Das Gesetz soll große Unternehmen zur Verantwortung ziehen, wenn sie außerhalb der EU von Kinder- oder Zwangsarbeit profitieren. Zudem sind große Unternehmen dazu verpflichtet, einen Plan zu erstellen, der sicherstellt, dass ihr Geschäftsmodell und ihre Strategie mit dem Pariser Abkommen zum Klimawandel vereinbar sind.
Im Dezember haben sich Unterhändlerinnen und Unterhändler des Europaparlaments und der EU-Staaten auf einen Kompromiss zu dem Vorhaben geeinigt. Aktuell arbeiten Beamte an einem detaillierten Rechtstext, der in den kommenden Wochen fertiggestellt werden könnte. Erst dann wird es klar sein, ob die Bundesregierung untragbare Positionen in dem Gesetz findet. In der Regel werden EU-Gesetze nach einer Einigung der Unterhändler nicht mehr neu verhandelt.
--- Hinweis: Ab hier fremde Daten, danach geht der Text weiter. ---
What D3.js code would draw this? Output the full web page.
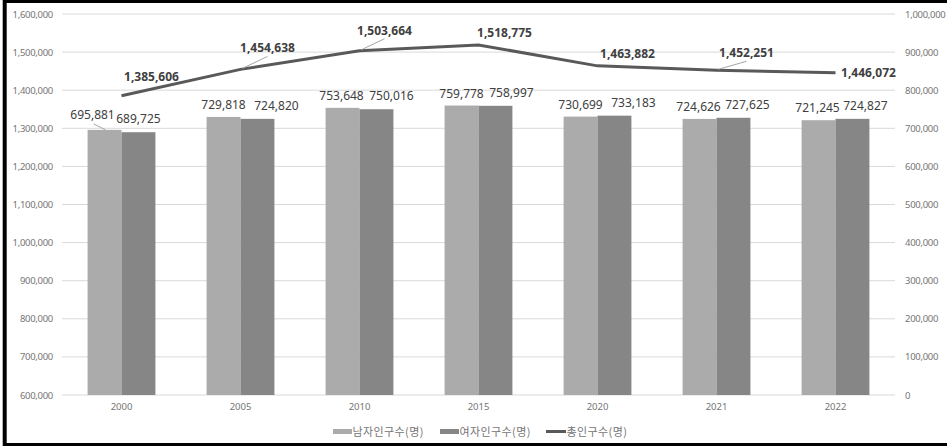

Es ist jedoch nicht ausgeschlossen, dass es keine Mehrheit für den ausgehandelten Kompromiss gibt. Bereits beim Streit um ein Aus für Neuwagen mit Verbrennungsmotor hatte Deutschland Nachforderungen gestellt. Cavazzini sieht daher Parallelen zwischen den Forderungen der FDP zum Lieferkettengesetz und dem Verbrenner-Streit. Das Präsidium der FDP hat am Montag beschlossen, das Vorhaben zu stoppen. Als Begründung werden unverhältnismäßige Bürokratie, Rechtsunsicherheit und Wettbewerbsverzerrung genannt.
Unter den Unterhändlern des EU-Lieferkettengesetzes gibt es wenig Überraschung über den Vorstoß der deutschen Liberalen. Schon von Anfang an waren die FDP und auch eine Minderheit in der deutschen Wirtschaft gegen die Richtlinie, so eine Quelle mit direktem Wissen über die Verhandlungen. Die Bedenken einiger Mitglieder der deutschen Regierung seien den EU-Staaten bekannt gewesen und sie hätten versucht, diese zu berücksichtigen.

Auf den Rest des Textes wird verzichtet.